The Taliban have imposed yet more restrictions on girls’ education in Afghanistan as the group barred girls from choosing certain subjects in the country’s national university entrance exam this year.

The form given to female students at the exam, received by the VOA Afghanistan Service, shows that female students did not have the option of choosing civil engineering, journalism, veterinary, agriculture and geology in this year’s exam held at the beginning of this month.

“I wanted to pursue journalism and looked to pick it, but it was not an option,” said 19-year-old Haseena Ahmadi, who took this year’s university entrance exam in the western Herat province.

Ahmadi added that omitting the subjects is a “tactic” used by the Taliban to stop women from pursuing higher education.

The Taliban, who seized power last year, banned girls’ secondary education in the country, but female students were allowed to return to universities and continue their studies in gender-segregated classes.

According to Save the Children, 80% of secondary school girls in Afghanistan were denied attending school.

“The majority of secondary school girls — about 850,000 out of 1.1 million — are not attending classes,” the report said.

The United Nations called the Taliban’s ban on secondary education “shameful” and called on the group to reopen the girls’ school.

Abdul Qadir Khamosh, the Taliban’s head of the university exam, acknowledged that some of the subjects were excluded.

In an interview with the BBC’s Pashto service, Khamosh claimed that “in some of the regions, women did not show interest in these subjects, and that is why the decision was made.”

Female students who took the exam, however, told VOA that the subjects they wanted to choose were not among those listed during the exam.

“I wanted to select engineering, but it was not an option, and I had to choose another subject,” said 18-year-old Huda, who did not want to reveal her real name for fear of reprisals.

“We were very stressed,” she said.

Nargis Mommand Hassanzai, a former lecturer at Kabul University, told VOA that these restrictions are “affecting girls’ mental health and forcing families to leave their country.”

She added that “a student can only succeed in a field that she likes to pursue.”

Hassanzai said the Taliban use religion or culture as an “excuse” to justify women’s rights violations.

Before the Taliban’s takeover, some 3.5 million girls were going to schools, and about 30% of the civil servants and around 28% of parliamentarians were women.

However, the Taliban’s return to power curbed women’s rights and freedoms.

Gender apartheid

Human Rights Watch called the Taliban’s new limitations on female students “concerning.”

“It’s deeply concerning to hear reports that the Taliban are now limiting what subjects girls and young women can study at [the] university level, and [are] banning girls and young women from most subjects,” Heather Barr of Human Rights Watch told the VOA Afghan Service.

She added, however, that this is not “surprising.”

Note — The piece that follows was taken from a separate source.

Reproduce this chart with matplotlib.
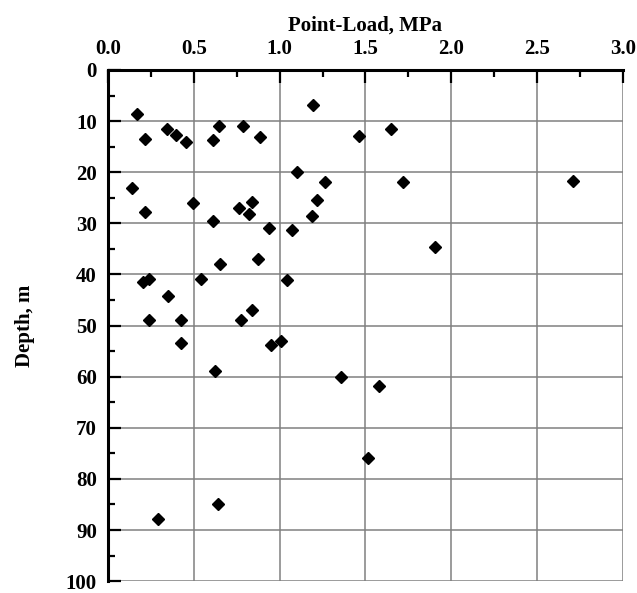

Since seizing power last year, the Taliban have barred women from working in most government agencies and restricted them from working in the private sector in Afghanistan.

“Unfortunately, this new policy seems consistent with the type of gender apartheid that the Taliban are imposing increasingly across the country,” said Barr.

The U.S. announced last week a visa restriction on some of the current and former Taliban members who are “responsible for, or complicit in, repressing women and girls in Afghanistan through restrictive policies and violence.”

The Taliban called the new U.S. sanctions an “impediment to the development” in their relations with the Taliban.

More pressure

Afghan women’s rights activists have repeatedly called on the international community to use its political leverage to pressure the Taliban to grant women their rights.

Shukria Barakzai, former Afghan ambassador to Norway, told VOA that the world should stand with Afghan women protesting for their rights.

“I think we, Afghan women, are not receiving the political support that is needed,” Barakzai said. “In the past year, Afghan women’s protests did not stop for a single day. They are raising their voices every day.” 

She added that “the world does not want to hear those voices anymore.”